## EXERCISE AIM
Return the first line, the line containing "schwarz = '#000000'", and every line between them, exactly as they stand.

## DATASET EXCERPT
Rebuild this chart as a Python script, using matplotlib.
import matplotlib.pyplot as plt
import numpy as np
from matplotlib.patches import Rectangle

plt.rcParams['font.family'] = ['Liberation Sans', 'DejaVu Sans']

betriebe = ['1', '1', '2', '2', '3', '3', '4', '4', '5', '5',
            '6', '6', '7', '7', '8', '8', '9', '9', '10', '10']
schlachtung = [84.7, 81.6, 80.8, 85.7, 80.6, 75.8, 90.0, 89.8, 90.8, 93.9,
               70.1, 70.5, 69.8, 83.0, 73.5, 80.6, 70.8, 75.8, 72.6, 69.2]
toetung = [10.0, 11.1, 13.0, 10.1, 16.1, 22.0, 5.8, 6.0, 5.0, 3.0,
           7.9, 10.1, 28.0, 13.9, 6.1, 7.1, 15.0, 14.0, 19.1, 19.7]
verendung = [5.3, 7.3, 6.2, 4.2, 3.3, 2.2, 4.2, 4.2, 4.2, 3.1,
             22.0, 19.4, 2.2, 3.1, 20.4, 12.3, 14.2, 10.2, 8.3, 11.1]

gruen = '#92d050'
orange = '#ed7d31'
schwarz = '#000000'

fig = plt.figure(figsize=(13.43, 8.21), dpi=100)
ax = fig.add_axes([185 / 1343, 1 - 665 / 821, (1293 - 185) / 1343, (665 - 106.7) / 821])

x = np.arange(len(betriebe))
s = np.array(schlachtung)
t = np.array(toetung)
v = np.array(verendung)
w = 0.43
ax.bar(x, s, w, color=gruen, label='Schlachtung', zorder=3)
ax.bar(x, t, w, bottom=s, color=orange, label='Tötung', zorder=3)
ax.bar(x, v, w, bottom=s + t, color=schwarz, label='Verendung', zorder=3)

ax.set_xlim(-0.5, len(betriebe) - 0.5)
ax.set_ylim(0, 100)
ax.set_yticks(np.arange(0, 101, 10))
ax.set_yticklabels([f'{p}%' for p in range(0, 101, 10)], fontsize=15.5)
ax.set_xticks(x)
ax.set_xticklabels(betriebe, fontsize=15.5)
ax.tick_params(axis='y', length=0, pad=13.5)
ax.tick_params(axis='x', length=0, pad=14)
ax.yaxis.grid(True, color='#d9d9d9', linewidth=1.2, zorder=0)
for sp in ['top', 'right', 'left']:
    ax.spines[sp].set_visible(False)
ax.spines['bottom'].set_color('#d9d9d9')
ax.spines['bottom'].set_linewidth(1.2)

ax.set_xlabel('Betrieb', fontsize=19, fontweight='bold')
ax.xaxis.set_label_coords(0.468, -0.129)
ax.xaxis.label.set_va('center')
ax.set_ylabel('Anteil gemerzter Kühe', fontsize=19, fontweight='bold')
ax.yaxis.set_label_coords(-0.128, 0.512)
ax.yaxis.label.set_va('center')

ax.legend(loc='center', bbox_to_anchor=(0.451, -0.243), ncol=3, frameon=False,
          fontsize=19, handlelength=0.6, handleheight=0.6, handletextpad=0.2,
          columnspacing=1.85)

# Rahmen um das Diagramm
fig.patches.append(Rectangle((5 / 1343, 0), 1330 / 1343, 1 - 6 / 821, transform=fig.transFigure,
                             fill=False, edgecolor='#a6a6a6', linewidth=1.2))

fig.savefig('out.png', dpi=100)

## SOLVED EXERCISE
Rebuild this chart as a Python script, using matplotlib.
import matplotlib.pyplot as plt
import numpy as np
from matplotlib.patches import Rectangle

plt.rcParams['font.family'] = ['Liberation Sans', 'DejaVu Sans']

betriebe = ['1', '1', '2', '2', '3', '3', '4', '4', '5', '5',
            '6', '6', '7', '7', '8', '8', '9', '9', '10', '10']
schlachtung = [84.7, 81.6, 80.8, 85.7, 80.6, 75.8, 90.0, 89.8, 90.8, 93.9,
               70.1, 70.5, 69.8, 83.0, 73.5, 80.6, 70.8, 75.8, 72.6, 69.2]
toetung = [10.0, 11.1, 13.0, 10.1, 16.1, 22.0, 5.8, 6.0, 5.0, 3.0,
           7.9, 10.1, 28.0, 13.9, 6.1, 7.1, 15.0, 14.0, 19.1, 19.7]
verendung = [5.3, 7.3, 6.2, 4.2, 3.3, 2.2, 4.2, 4.2, 4.2, 3.1,
             22.0, 19.4, 2.2, 3.1, 20.4, 12.3, 14.2, 10.2, 8.3, 11.1]

gruen = '#92d050'
orange = '#ed7d31'
schwarz = '#000000'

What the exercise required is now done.